Harus ada semacam instropeksi dari semua pemilik voter pada saat kongres PSSI, karena ditangan pemilik voter-lah masa depan sepakbola Indonesia menjadi taruhannya.
Tim Kajian untuk PSSI
Jelang pemilihan ketua umum PSSI, komisi pemilihan PSSI mensyaratkan uji dan pakta integritas dalam melengkapai verifikasi calon ketua umum, wakil ketua umum PSSI ataupun anggota komite eksekutif (exco) lainnya. Selain cakap dan paham tentang sepakbola Indonesia, calon pengurus baru PSSI diharapkan memiliki integritas dan terbebas dari masalah hukum atau masalah sepakbola di masa lalu.
Selain paham sepakbola Indonesia, sosok ketua umum PSSI harus memiliki sikap profesional dan integritas tinggi, siap menerima kritik atau masukan dari pihak manapun, tidak menjadikan jabatan sebagai alat kepentingan politik atau sekedar "nebeng" popularitas atau bahkan sebagai lahan bisnis, perlu pengorbanan dan perhatian penuh demi kemajuan prestasi sepakbola Indonesia.
Setelah kepengurusan PSSI periode 2020-2024 terbentuk, perlu adanya tim kajian evaluasi untuk mengembalikan prestasi sepakbola Indonesia. Tim kajian ini melibatkan pengurus PSSI, perwakilan klub, perwakilan pelatih, perwakilan pemain, perwakilan suporter, perwakilan wasit, perwakilan wartawan atau media, perwakilan pengamat sepakbola, perwakilan pemerintah, perwakilan swasta atau sponsor, dan perwakilan dari kalangan profesional.
Tim kajian ini membuat blue print atau road map tentang persepakbolaan Indonesia lima sampai sepuluh tahun ke depan. Dari hasil tim kajian inilah, yang harus dijadikan program kerja pengurus dan ketua umum PSSI sebagai nahkoda yang mengawal program tersebut terlaksana.
Segala akar permasalahan sepakbola mulai dari masalah pembinaan usia dini, masalah wasit, masalah suporter, masalah prestasi timnas, masalah jadwal dan kompetisi Liga Indonesia serta masalah lainnya harus dikaji dan didiskusikan untuk dicarikan solusi penyelesaiannya.
Hal inilah yang selama ini tidak pernah dilakukan dalam kepengurusan PSSI sebelumnya.
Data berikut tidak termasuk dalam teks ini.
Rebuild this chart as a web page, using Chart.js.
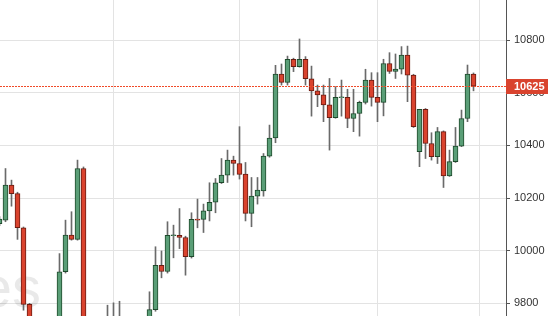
<!DOCTYPE html>
<html><head><meta charset="utf-8">
<script src="https://cdn.jsdelivr.net/npm/chart.js@4"></script>
<style>html,body{margin:0;padding:0;background:#fff;overflow:hidden}#c{display:block}</style>
</head><body>
<canvas id="c" width="548" height="316"></canvas>
<script>
// OHLC values (index 0 = left edge, partially visible)
const opens  = [10103,10116,10249,10217,10087,9796,9690,9640,9600,9650,
                9700,9920,10059,10043,10312,9650,9610,9660,9700,9730,
                9700,9720,9690,9670,9700,9690,9776,9944,9921,10057,
                10058,10050,9977,10120,10119,10151,10184,10258,10287,10344,
                10331,10291,10142,10207,10227,10359,10428,10671,10639,10727,
                10699,10727,10653,10607,10592,10554,10505,10581,10582,10502,
                10521,10563,10648,10582,10563,10711,10681,10689,10743,10667,
                10376,10537,10407,10357,10452,10284,10338,10397,10502,10671];
const highs  = [10130,10312,10268,10222,10090,9800,9720,9680,9700,9740,
                9989,10116,10148,10344,10318,9700,9720,9740,9793,9802,
                9808,9745,9730,9740,9735,9844,10015,9999,10110,10097,
                10160,10055,10144,10196,10177,10258,10274,10350,10382,10359,
                10471,10335,10278,10278,10369,10477,10704,10709,10739,10731,
                10804,10737,10701,10629,10629,10654,10623,10648,10613,10613,
                10568,10689,10676,10676,10727,10752,10747,10775,10777,10670,
                10537,10540,10448,10468,10455,10382,10468,10534,10705,10675];
const lows   = [10095,10110,10169,10043,9774,9670,9610,9580,9590,9630,
                9690,9915,10040,10040,9630,9580,9590,9640,9680,9670,
                9680,9660,9640,9650,9660,9680,9770,9897,9915,9973,
                10008,9907,9972,10087,10069,10113,10144,10255,10259,10287,
                10272,10113,10091,10177,10207,10355,10410,10629,10629,10680,
                10697,10629,10511,10547,10490,10382,10503,10511,10467,10452,
                10435,10557,10549,10490,10512,10673,10654,10671,10566,10468,
                10319,10350,10344,10331,10240,10282,10335,10395,10490,10607];
const closes = [10120,10249,10217,10087,9796,9690,9640,9600,9650,9700,
                9920,10059,10043,10312,9650,9610,9660,9700,9730,9700,
                9720,9690,9670,9700,9690,9776,9944,9921,10058,10060,
                10050,9977,10119,10116,10151,10184,10258,10287,10344,10331,
                10290,10142,10207,10230,10359,10428,10671,10639,10727,10699,
                10727,10653,10607,10592,10554,10505,10582,10584,10502,10521,
                10563,10648,10582,10563,10711,10681,10690,10743,10667,10471,
                10537,10407,10357,10452,10284,10338,10397,10502,10671,10625];
const yTickValues = [9800, 10000, 10200, 10400, 10600, 10800];
const xGridIndex = [19, 40, 63, 80];
const watermarkText = 'es';
const lastPrice = closes[closes.length - 1];

const GREEN = '#5a9e77', GREEN_B = '#1e4a2c', RED = '#d9432e', RED_B = '#6a1c12', WICK = '#6a6a6a';
const isUp = opens.map((o, i) => closes[i] >= o);

const bodyData = opens.map((o, i) => ({x: i, y: [o, closes[i]]}));
const wickData = lows.map((l, i) => ({x: i, y: [l, highs[i]]}));

const decor = {
  id: 'decor',
  beforeDatasetsDraw(chart) {
    const {ctx} = chart;
    ctx.save();
    ctx.font = '58px "Liberation Sans", Arial, sans-serif';
    ctx.fillStyle = 'rgba(0,0,0,0.085)';
    ctx.textAlign = 'right';
    ctx.textBaseline = 'alphabetic';
    ctx.fillText(watermarkText, 41, 307);
    ctx.restore();
  },
  afterDatasetsDraw(chart) {
    const {ctx, chartArea} = chart;
    const y = Math.round(chart.scales.y.getPixelForValue(lastPrice)) + 0.5;
    ctx.save();
    ctx.strokeStyle = '#f04a28';
    ctx.lineWidth = 1;
    ctx.setLineDash([2, 1]);
    ctx.beginPath();
    ctx.moveTo(chartArea.left, y);
    ctx.lineTo(chartArea.right, y);
    ctx.stroke();
    ctx.restore();
  },
  afterDraw(chart) {
    const {ctx, chartArea} = chart;
    const y = Math.round(chart.scales.y.getPixelForValue(lastPrice));
    ctx.save();
    ctx.fillStyle = '#d9432e';
    ctx.fillRect(chartArea.right, y - 7, chart.width - chartArea.right, 15);
    ctx.fillStyle = '#ffffff';
    ctx.font = 'bold 11px "Liberation Sans", Arial, sans-serif';
    ctx.textAlign = 'left';
    ctx.textBaseline = 'middle';
    ctx.fillText(String(lastPrice), chartArea.right + 8, y + 1);
    ctx.restore();
  }
};

new Chart(document.getElementById('c'), {
  type: 'bar',
  data: {
    datasets: [
      {
        label: 'body', data: bodyData, grouped: false, barThickness: 5,
        backgroundColor: isUp.map(u => u ? GREEN : RED),
        borderColor: isUp.map(u => u ? GREEN_B : RED_B),
        borderWidth: 1, borderSkipped: false
      },
      {
        label: 'wick', data: wickData, grouped: false, barThickness: 1,
        backgroundColor: WICK, borderWidth: 0
      }
    ]
  },
  options: {
    responsive: false, animation: false, devicePixelRatio: 1,
    layout: {padding: 0},
    plugins: {legend: {display: false}, tooltip: {enabled: false}},
    scales: {
      x: {
        type: 'linear', min: 0.5 / 6, max: 506.5 / 6, offset: false,
        grid: {offset: false, color: '#e3e3e3', drawTicks: false},
        border: {display: false},
        ticks: {display: false},
        afterBuildTicks: s => { s.ticks = xGridIndex.map(v => ({value: v})); },
        afterFit: s => { s.height = 0; s.paddingLeft = 0; s.paddingRight = 0; }
      },
      y: {
        position: 'right', min: 9752, max: 10952,
        grid: {color: '#e3e3e3', tickColor: '#555', tickLength: 4},
        border: {display: true, color: '#555'},
        ticks: {color: '#333', padding: 4,
                font: {family: '"Liberation Sans", Arial, sans-serif', size: 11},
                callback: v => String(v)},
        afterBuildTicks: s => { s.ticks = yTickValues.map(v => ({value: v})); },
        afterFit: s => { s.width = 42; s.paddingTop = 0; s.paddingBottom = 0; }
      }
    }
  },
  plugins: [decor]
});
</script>
</body></html>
Karena sepakbola merupakan olahraga populer di Indonesia, maka apapun yang berkaitan dengan PSSI, Kompetisi Liga maupun Timnas Indonesia akan selalu di sorot oleh media dan pecinta sepakbola tanah air.
Timnas Indonesia sebenarnya mempunyai potensi untuk berprestasi, karena selama ini Timnas usia junior dari era Kurniawan Dwi Yulianto, Bambang Pamungkas, hingga Evan Dimas Mempunyai prestasi di Timnas Junior, tetapi ketika bermain di Timnas Senior mengalami penurunan prestasi tidak pernah juara.
Dari pengamatan ini berarti ada yang salah dengan sistem kompetisi Liga Indonesia dan penanganan ketika masuk Timnas Senior. Jangan sampai generasi emas saat ini, para pemain Timnas U-16 dan Timnas U-19, mengikuti jejak senior mereka yang gagal memberikan prestasi, karena kedua Timnas kelompok umur tersebut mempunyai potensi untuk berprestasi di masa depan.
Sehingga PSSI perlu menangani dengan perhatian khusus. Tidak mudah membalikan telapak tangan untuk prestasi instan sepakbola Indonesia, semua butuh proses dan kerja keras serta kerjasama dari semua pihak yang berkaitan dengan sepakbola nasional.
Jika semua bersatu, niscaya prestasi sepakbola Indonesia akan segera membaik. Semoga surat cinta ini dibaca oleh pengurus PSSI, semua sangat peduli dengan prestasi sepakbola Indonesia.